• [DIRECTIVE]:
Scan the records below for the line with "Rebuild this chart" and the line with "import * as", and retype that range exactly, both ends included, pictures excepted.

• [EXTRACTED INFORMATION]:
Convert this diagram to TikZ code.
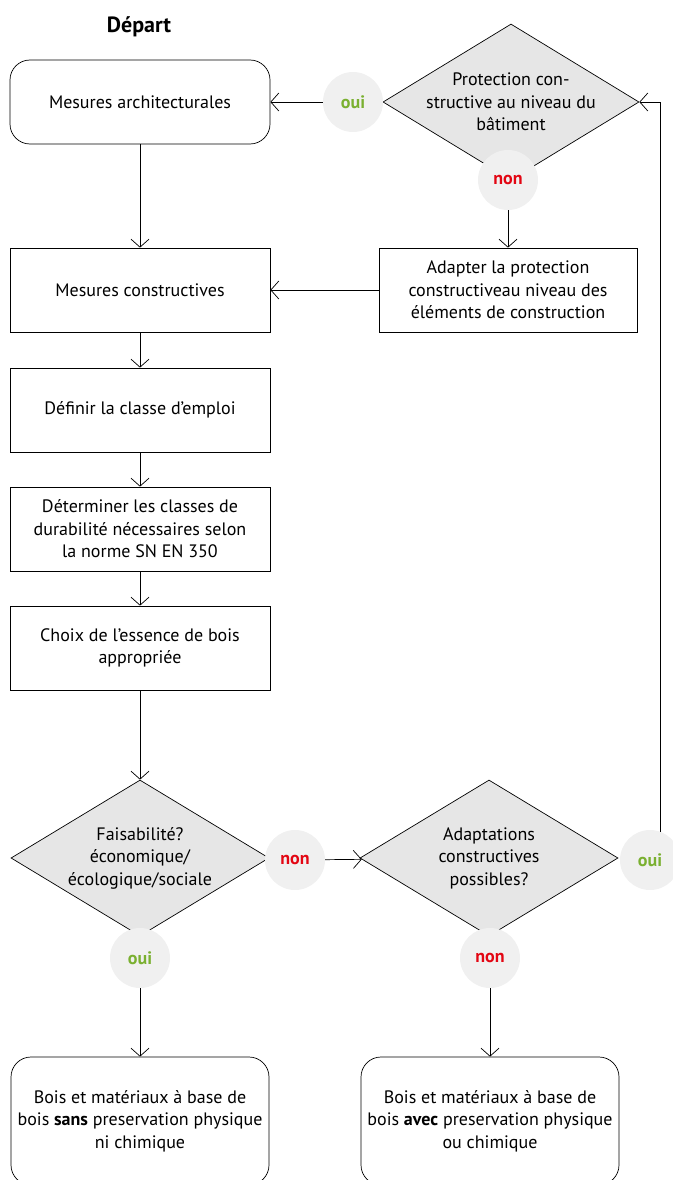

* * *

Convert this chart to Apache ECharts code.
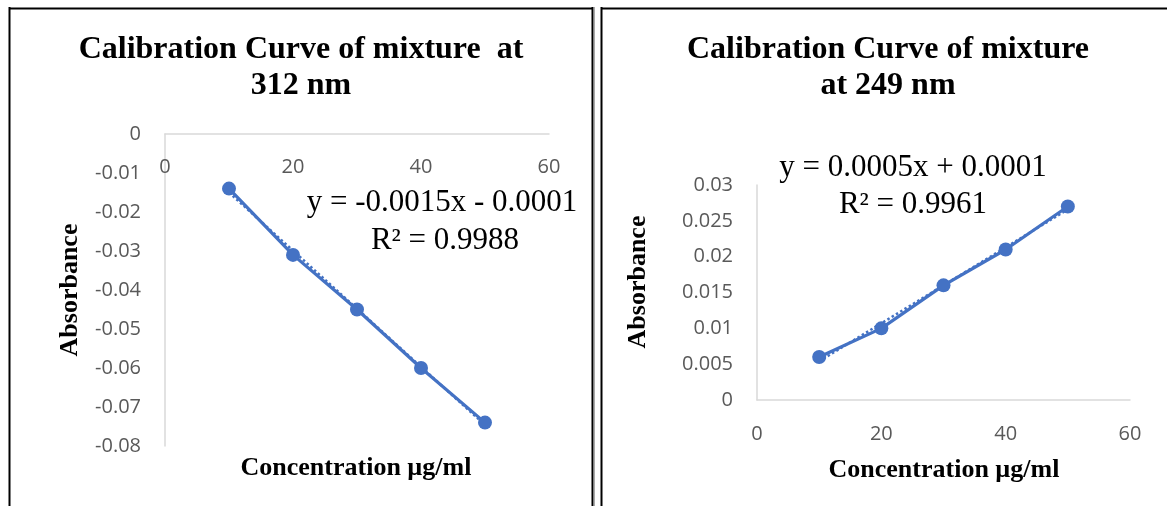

* * *

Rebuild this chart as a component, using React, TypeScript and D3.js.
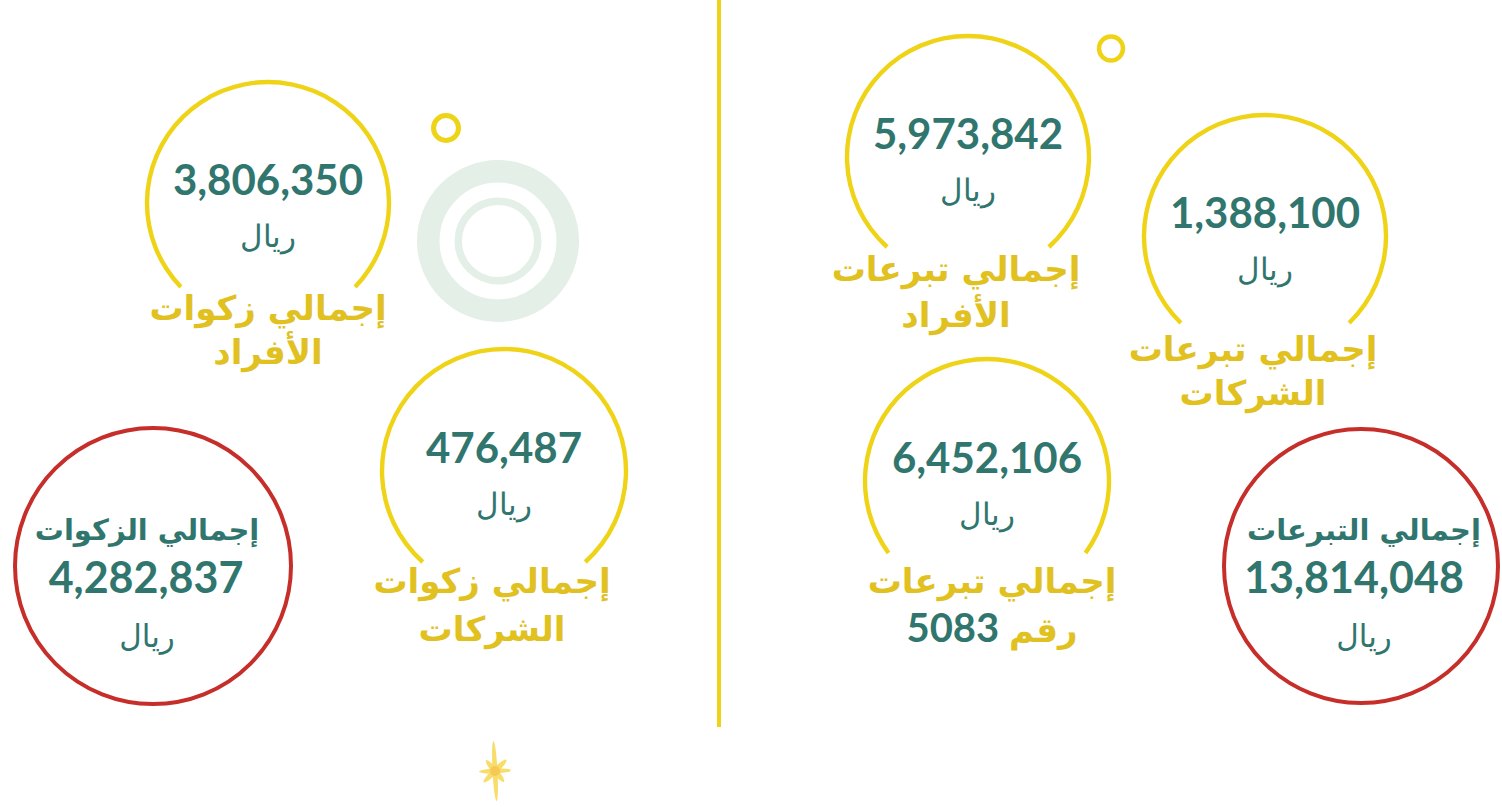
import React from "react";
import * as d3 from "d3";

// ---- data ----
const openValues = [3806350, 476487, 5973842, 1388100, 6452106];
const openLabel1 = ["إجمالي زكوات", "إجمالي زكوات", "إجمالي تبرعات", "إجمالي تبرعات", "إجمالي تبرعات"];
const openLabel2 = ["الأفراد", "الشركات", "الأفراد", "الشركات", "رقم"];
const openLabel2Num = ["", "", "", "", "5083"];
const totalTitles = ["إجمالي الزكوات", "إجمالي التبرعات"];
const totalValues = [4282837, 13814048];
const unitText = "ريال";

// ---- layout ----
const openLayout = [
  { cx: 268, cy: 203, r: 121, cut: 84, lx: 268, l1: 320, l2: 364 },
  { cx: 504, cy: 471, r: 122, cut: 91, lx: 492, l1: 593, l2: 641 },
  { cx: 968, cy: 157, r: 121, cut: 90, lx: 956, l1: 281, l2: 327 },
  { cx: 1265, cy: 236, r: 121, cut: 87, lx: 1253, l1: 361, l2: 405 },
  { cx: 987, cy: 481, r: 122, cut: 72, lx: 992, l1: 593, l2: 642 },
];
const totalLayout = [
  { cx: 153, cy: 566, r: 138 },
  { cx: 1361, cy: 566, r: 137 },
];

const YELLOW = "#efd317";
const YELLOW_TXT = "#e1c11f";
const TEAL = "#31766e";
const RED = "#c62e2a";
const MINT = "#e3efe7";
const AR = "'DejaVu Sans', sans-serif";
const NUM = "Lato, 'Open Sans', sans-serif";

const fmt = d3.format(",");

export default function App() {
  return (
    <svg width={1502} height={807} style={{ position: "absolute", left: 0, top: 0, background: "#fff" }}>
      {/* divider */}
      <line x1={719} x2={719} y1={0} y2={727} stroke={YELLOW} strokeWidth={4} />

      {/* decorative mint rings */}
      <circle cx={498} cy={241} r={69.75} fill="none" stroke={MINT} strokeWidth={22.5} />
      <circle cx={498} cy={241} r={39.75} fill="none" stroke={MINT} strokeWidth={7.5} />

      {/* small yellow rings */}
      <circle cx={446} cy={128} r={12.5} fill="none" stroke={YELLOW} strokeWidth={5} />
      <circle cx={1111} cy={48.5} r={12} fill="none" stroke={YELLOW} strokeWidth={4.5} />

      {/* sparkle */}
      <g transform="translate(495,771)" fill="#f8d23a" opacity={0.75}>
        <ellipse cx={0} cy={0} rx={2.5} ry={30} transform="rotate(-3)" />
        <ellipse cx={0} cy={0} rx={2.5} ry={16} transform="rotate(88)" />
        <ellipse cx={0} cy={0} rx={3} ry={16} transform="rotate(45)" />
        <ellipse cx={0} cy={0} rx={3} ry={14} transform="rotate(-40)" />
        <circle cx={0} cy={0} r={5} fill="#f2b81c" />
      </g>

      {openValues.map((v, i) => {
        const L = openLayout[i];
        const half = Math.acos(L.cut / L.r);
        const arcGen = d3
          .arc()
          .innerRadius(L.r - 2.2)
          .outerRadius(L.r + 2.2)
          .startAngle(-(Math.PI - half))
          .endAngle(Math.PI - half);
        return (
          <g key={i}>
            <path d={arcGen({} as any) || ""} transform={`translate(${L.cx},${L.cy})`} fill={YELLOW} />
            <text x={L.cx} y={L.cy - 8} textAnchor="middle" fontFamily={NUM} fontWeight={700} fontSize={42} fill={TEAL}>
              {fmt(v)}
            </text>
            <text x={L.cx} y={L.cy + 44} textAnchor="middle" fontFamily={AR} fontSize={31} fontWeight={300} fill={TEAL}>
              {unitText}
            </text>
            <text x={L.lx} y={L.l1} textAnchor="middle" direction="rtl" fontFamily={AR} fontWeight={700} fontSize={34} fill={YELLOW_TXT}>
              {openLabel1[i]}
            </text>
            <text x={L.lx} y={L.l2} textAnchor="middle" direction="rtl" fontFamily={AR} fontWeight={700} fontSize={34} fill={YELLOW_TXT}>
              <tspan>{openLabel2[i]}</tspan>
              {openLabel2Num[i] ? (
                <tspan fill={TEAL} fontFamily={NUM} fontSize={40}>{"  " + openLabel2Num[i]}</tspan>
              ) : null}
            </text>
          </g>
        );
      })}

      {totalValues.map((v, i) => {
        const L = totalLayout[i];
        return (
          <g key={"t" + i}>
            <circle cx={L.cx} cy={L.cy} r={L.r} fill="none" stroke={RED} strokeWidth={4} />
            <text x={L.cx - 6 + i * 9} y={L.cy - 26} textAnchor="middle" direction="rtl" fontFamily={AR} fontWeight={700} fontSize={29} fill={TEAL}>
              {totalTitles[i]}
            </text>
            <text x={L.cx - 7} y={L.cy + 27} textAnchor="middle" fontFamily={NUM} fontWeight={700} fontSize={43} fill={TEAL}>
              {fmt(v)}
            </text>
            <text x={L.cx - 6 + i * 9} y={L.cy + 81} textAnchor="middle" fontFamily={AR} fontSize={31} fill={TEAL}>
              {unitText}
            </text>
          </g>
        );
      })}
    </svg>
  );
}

• [EXPECTED ANSWER]:
Rebuild this chart as a component, using React, TypeScript and D3.js.
import React from "react";
import * as d3 from "d3";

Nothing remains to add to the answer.